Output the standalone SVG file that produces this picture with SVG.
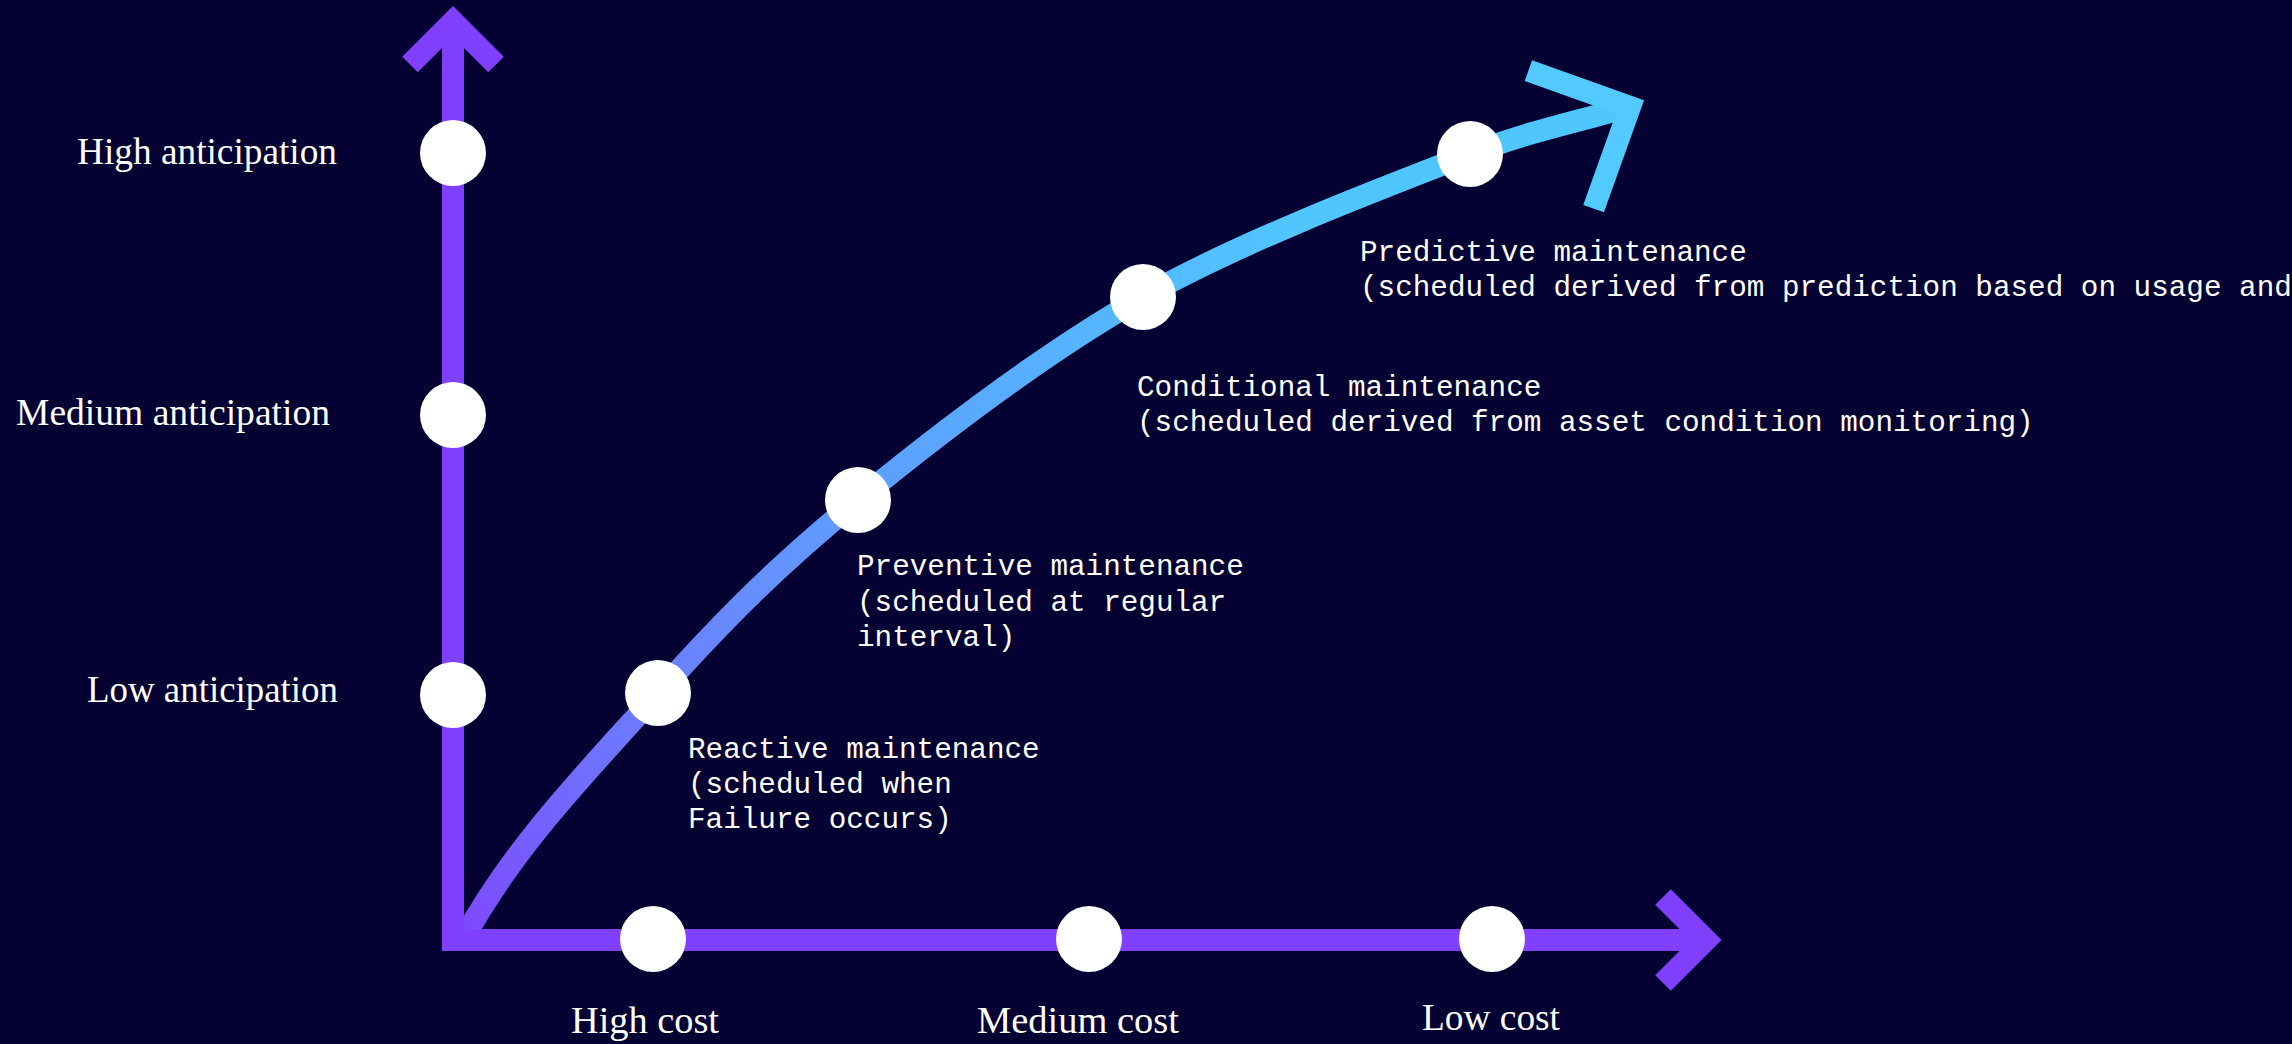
<svg xmlns="http://www.w3.org/2000/svg" width="2292" height="1044" viewBox="0 0 2292 1044">
  <defs>
    <linearGradient id="curveGrad" gradientUnits="userSpaceOnUse" x1="463" y1="940" x2="1300" y2="230">
      <stop offset="0" stop-color="#7D48FF"/>
      <stop offset="0.21" stop-color="#6E74FF"/>
      <stop offset="0.42" stop-color="#6590FF"/>
      <stop offset="0.59" stop-color="#5BA3FF"/>
      <stop offset="0.85" stop-color="#54B9FF"/>
      <stop offset="1" stop-color="#50C6FF"/>
    </linearGradient>
    <style>
      .axis { fill: none; stroke: #7F40FF; stroke-width: 22; stroke-linejoin: miter; stroke-linecap: butt; }
      .curve { fill: none; stroke: url(#curveGrad); stroke-width: 22; stroke-linecap: butt; }
      .tip { fill: none; stroke: #52C9FF; stroke-width: 22; stroke-linejoin: miter; stroke-miterlimit: 10; stroke-linecap: butt; }
      .dot { fill: #FFFFFF; }
      .serif { font-family: "Liberation Serif", "DejaVu Serif", serif; font-size: 38px; fill: #FFFFFF; }
      .mono { font-family: "Liberation Mono", "DejaVu Sans Mono", monospace; font-size: 29.3px; fill: #FFFFFF; }
    </style>
  </defs>
  <rect x="0" y="0" width="2292" height="1044" fill="#050233"/>

  <g id="connectors">
    <path class="curve" d="M463,940 C513,846.7 592.2,766.3 658,693 C723.8,619.7 777.2,566 858,500 C938.8,434 1041,354.7 1143,297 C1245,239.3 1388.8,185.7 1470,154 C1523.6,133.1 1580,120.5 1626,108"/>
    <polyline class="tip" points="1528.4,70.6 1630,107 1593.6,208.6"/>
    <path class="axis" d="M453,30 L453,940 L1700,940"/>
    <polyline class="axis" points="410,64.5 453,21.5 496,64.5"/>
    <polyline class="axis" points="1663,897 1706,940 1663,983"/>
  </g>

  <g id="y-high">
    <circle class="dot" cx="453" cy="153" r="33"/>
    <text class="serif" x="77" y="164" textLength="260" lengthAdjust="spacingAndGlyphs">High anticipation</text>
  </g>
  <g id="y-medium">
    <circle class="dot" cx="453" cy="415" r="33"/>
    <text class="serif" x="16" y="425" textLength="314" lengthAdjust="spacingAndGlyphs">Medium anticipation</text>
  </g>
  <g id="y-low">
    <circle class="dot" cx="453" cy="695" r="33"/>
    <text class="serif" x="87" y="702" textLength="251" lengthAdjust="spacingAndGlyphs">Low anticipation</text>
  </g>

  <g id="x-high">
    <circle class="dot" cx="653" cy="939" r="33"/>
    <text class="serif" x="571" y="1033" textLength="148" lengthAdjust="spacingAndGlyphs">High cost</text>
  </g>
  <g id="x-medium">
    <circle class="dot" cx="1089" cy="939" r="33"/>
    <text class="serif" x="977" y="1033" textLength="202" lengthAdjust="spacingAndGlyphs">Medium cost</text>
  </g>
  <g id="x-low">
    <circle class="dot" cx="1492" cy="939" r="33"/>
    <text class="serif" x="1422" y="1030" textLength="138" lengthAdjust="spacingAndGlyphs">Low cost</text>
  </g>

  <g id="reactive">
    <circle class="dot" cx="658" cy="693" r="33"/>
    <text class="mono" x="688" y="758">Reactive maintenance</text>
    <text class="mono" x="688" y="793">(scheduled when</text>
    <text class="mono" x="688" y="828">Failure occurs)</text>
  </g>
  <g id="preventive">
    <circle class="dot" cx="858" cy="500" r="33"/>
    <text class="mono" x="857" y="575">Preventive maintenance</text>
    <text class="mono" x="857" y="610.5">(scheduled at regular</text>
    <text class="mono" x="857" y="646">interval)</text>
  </g>
  <g id="conditional">
    <circle class="dot" cx="1143" cy="297" r="33"/>
    <text class="mono" x="1137" y="396">Conditional maintenance</text>
    <text class="mono" x="1137" y="431">(scheduled derived from asset condition monitoring)</text>
  </g>
  <g id="predictive">
    <circle class="dot" cx="1470" cy="154" r="33"/>
    <text class="mono" x="1360" y="261">Predictive maintenance</text>
    <text class="mono" x="1360" y="296">(scheduled derived from prediction based on usage and</text>
  </g>
</svg>
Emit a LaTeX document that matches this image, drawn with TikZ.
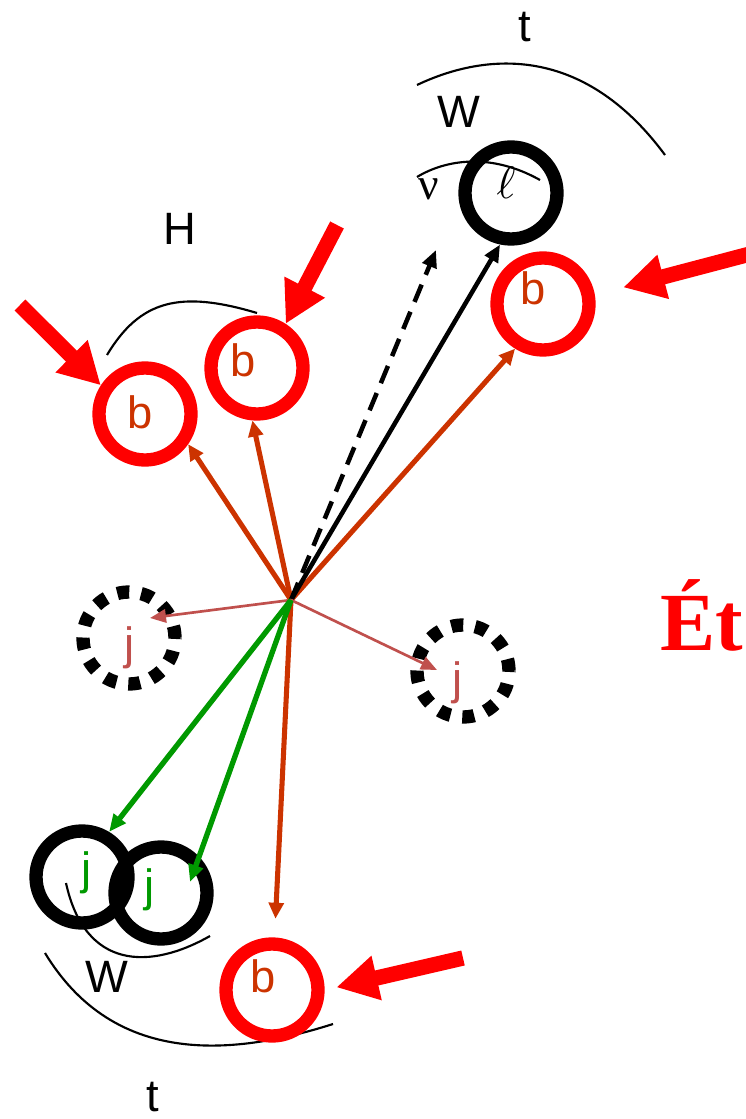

+ + + + +

PROBLEM TO WORK ON: Repeat the records above exactly, leaving out the pictures.

RESPONSE:
Output the standalone SVG file that produces this picture with SVG.
<svg xmlns="http://www.w3.org/2000/svg" width="2292" height="1044" viewBox="0 0 2292 1044">
  <defs>
    <linearGradient id="curveGrad" gradientUnits="userSpaceOnUse" x1="463" y1="940" x2="1300" y2="230">
      <stop offset="0" stop-color="#7D48FF"/>
      <stop offset="0.21" stop-color="#6E74FF"/>
      <stop offset="0.42" stop-color="#6590FF"/>
      <stop offset="0.59" stop-color="#5BA3FF"/>
      <stop offset="0.85" stop-color="#54B9FF"/>
      <stop offset="1" stop-color="#50C6FF"/>
    </linearGradient>
    <style>
      .axis { fill: none; stroke: #7F40FF; stroke-width: 22; stroke-linejoin: miter; stroke-linecap: butt; }
      .curve { fill: none; stroke: url(#curveGrad); stroke-width: 22; stroke-linecap: butt; }
      .tip { fill: none; stroke: #52C9FF; stroke-width: 22; stroke-linejoin: miter; stroke-miterlimit: 10; stroke-linecap: butt; }
      .dot { fill: #FFFFFF; }
      .serif { font-family: "Liberation Serif", "DejaVu Serif", serif; font-size: 38px; fill: #FFFFFF; }
      .mono { font-family: "Liberation Mono", "DejaVu Sans Mono", monospace; font-size: 29.3px; fill: #FFFFFF; }
    </style>
  </defs>
  <rect x="0" y="0" width="2292" height="1044" fill="#050233"/>

  <g id="connectors">
    <path class="curve" d="M463,940 C513,846.7 592.2,766.3 658,693 C723.8,619.7 777.2,566 858,500 C938.8,434 1041,354.7 1143,297 C1245,239.3 1388.8,185.7 1470,154 C1523.6,133.1 1580,120.5 1626,108"/>
    <polyline class="tip" points="1528.4,70.6 1630,107 1593.6,208.6"/>
    <path class="axis" d="M453,30 L453,940 L1700,940"/>
    <polyline class="axis" points="410,64.5 453,21.5 496,64.5"/>
    <polyline class="axis" points="1663,897 1706,940 1663,983"/>
  </g>

  <g id="y-high">
    <circle class="dot" cx="453" cy="153" r="33"/>
    <text class="serif" x="77" y="164" textLength="260" lengthAdjust="spacingAndGlyphs">High anticipation</text>
  </g>
  <g id="y-medium">
    <circle class="dot" cx="453" cy="415" r="33"/>
    <text class="serif" x="16" y="425" textLength="314" lengthAdjust="spacingAndGlyphs">Medium anticipation</text>
  </g>
  <g id="y-low">
    <circle class="dot" cx="453" cy="695" r="33"/>
    <text class="serif" x="87" y="702" textLength="251" lengthAdjust="spacingAndGlyphs">Low anticipation</text>
  </g>

  <g id="x-high">
    <circle class="dot" cx="653" cy="939" r="33"/>
    <text class="serif" x="571" y="1033" textLength="148" lengthAdjust="spacingAndGlyphs">High cost</text>
  </g>
  <g id="x-medium">
    <circle class="dot" cx="1089" cy="939" r="33"/>
    <text class="serif" x="977" y="1033" textLength="202" lengthAdjust="spacingAndGlyphs">Medium cost</text>
  </g>
  <g id="x-low">
    <circle class="dot" cx="1492" cy="939" r="33"/>
    <text class="serif" x="1422" y="1030" textLength="138" lengthAdjust="spacingAndGlyphs">Low cost</text>
  </g>

  <g id="reactive">
    <circle class="dot" cx="658" cy="693" r="33"/>
    <text class="mono" x="688" y="758">Reactive maintenance</text>
    <text class="mono" x="688" y="793">(scheduled when</text>
    <text class="mono" x="688" y="828">Failure occurs)</text>
  </g>
  <g id="preventive">
    <circle class="dot" cx="858" cy="500" r="33"/>
    <text class="mono" x="857" y="575">Preventive maintenance</text>
    <text class="mono" x="857" y="610.5">(scheduled at regular</text>
    <text class="mono" x="857" y="646">interval)</text>
  </g>
  <g id="conditional">
    <circle class="dot" cx="1143" cy="297" r="33"/>
    <text class="mono" x="1137" y="396">Conditional maintenance</text>
    <text class="mono" x="1137" y="431">(scheduled derived from asset condition monitoring)</text>
  </g>
  <g id="predictive">
    <circle class="dot" cx="1470" cy="154" r="33"/>
    <text class="mono" x="1360" y="261">Predictive maintenance</text>
    <text class="mono" x="1360" y="296">(scheduled derived from prediction based on usage and</text>
  </g>
</svg>
Emit a LaTeX document that matches this image, drawn with TikZ.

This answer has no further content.